Written task. Everything in the data should be repeated exactly, save for the images.

Dataset entries.
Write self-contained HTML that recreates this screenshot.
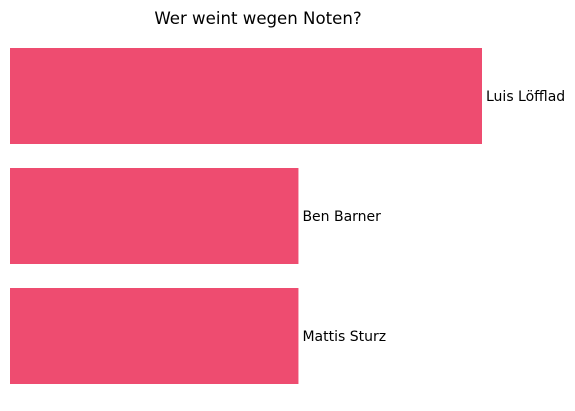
<!DOCTYPE html>
<html><head><meta charset="utf-8"><style>
html,body{margin:0;padding:0;background:#fff;width:575px;height:411px;overflow:hidden}
text{font-family:"DejaVu Sans","Liberation Sans",sans-serif}
</style></head><body>
<svg id="chart" width="575" height="411" xmlns="http://www.w3.org/2000/svg">
<text x="258" y="24" text-anchor="middle" font-size="16.6" fill="#000">Wer weint wegen Noten?</text>
<g id="bars"></g>
</svg>
<script>
const categories = ["Luis Löfflad", "Ben Barner", "Mattis Sturz"];
const values = [18, 11, 11];
const maxVal = 18;
const x0 = 10, xw = 472, top0 = 48, step = 120, bh = 96;
function xs(v){ return xw * v / maxVal; }
const g = document.getElementById('bars');
const ns = "http://www.w3.org/2000/svg";
categories.forEach((c,i)=>{
  const r = document.createElementNS(ns,'rect');
  r.setAttribute('x', x0);
  r.setAttribute('y', top0 + i*step);
  r.setAttribute('width', xs(values[i]));
  r.setAttribute('height', bh);
  r.setAttribute('fill', '#EE4C70');
  
  
  g.appendChild(r);
  const t = document.createElementNS(ns,'text');
  t.setAttribute('x', x0 + xs(values[i]) + 4);
  t.setAttribute('y', top0 + i*step + bh/2 + 5);
  t.setAttribute('font-size', '14');
  t.setAttribute('fill', '#000');
  t.textContent = c;
  
  
  g.appendChild(t);
});
</script>
</body></html>
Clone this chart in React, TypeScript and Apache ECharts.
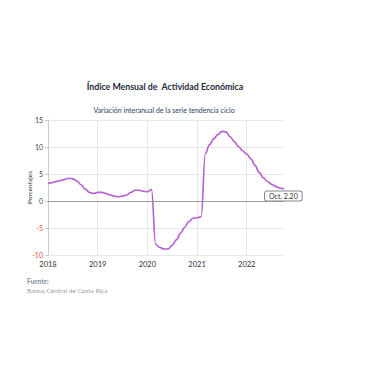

Solution to the problem.
Write self-contained HTML that recreates this screenshot.
<!DOCTYPE html>
<html><head><meta charset="utf-8"><style>
html,body{margin:0;padding:0;background:#fff;width:575px;height:411px;overflow:hidden}
text{font-family:"DejaVu Sans","Liberation Sans",sans-serif}
</style></head><body>
<svg id="chart" width="575" height="411" xmlns="http://www.w3.org/2000/svg">
<text x="258" y="24" text-anchor="middle" font-size="16.6" fill="#000">Wer weint wegen Noten?</text>
<g id="bars"></g>
</svg>
<script>
const categories = ["Luis Löfflad", "Ben Barner", "Mattis Sturz"];
const values = [18, 11, 11];
const maxVal = 18;
const x0 = 10, xw = 472, top0 = 48, step = 120, bh = 96;
function xs(v){ return xw * v / maxVal; }
const g = document.getElementById('bars');
const ns = "http://www.w3.org/2000/svg";
categories.forEach((c,i)=>{
  const r = document.createElementNS(ns,'rect');
  r.setAttribute('x', x0);
  r.setAttribute('y', top0 + i*step);
  r.setAttribute('width', xs(values[i]));
  r.setAttribute('height', bh);
  r.setAttribute('fill', '#EE4C70');
  
  
  g.appendChild(r);
  const t = document.createElementNS(ns,'text');
  t.setAttribute('x', x0 + xs(values[i]) + 4);
  t.setAttribute('y', top0 + i*step + bh/2 + 5);
  t.setAttribute('font-size', '14');
  t.setAttribute('fill', '#000');
  t.textContent = c;
  
  
  g.appendChild(t);
});
</script>
</body></html>
Clone this chart in React, TypeScript and Apache ECharts.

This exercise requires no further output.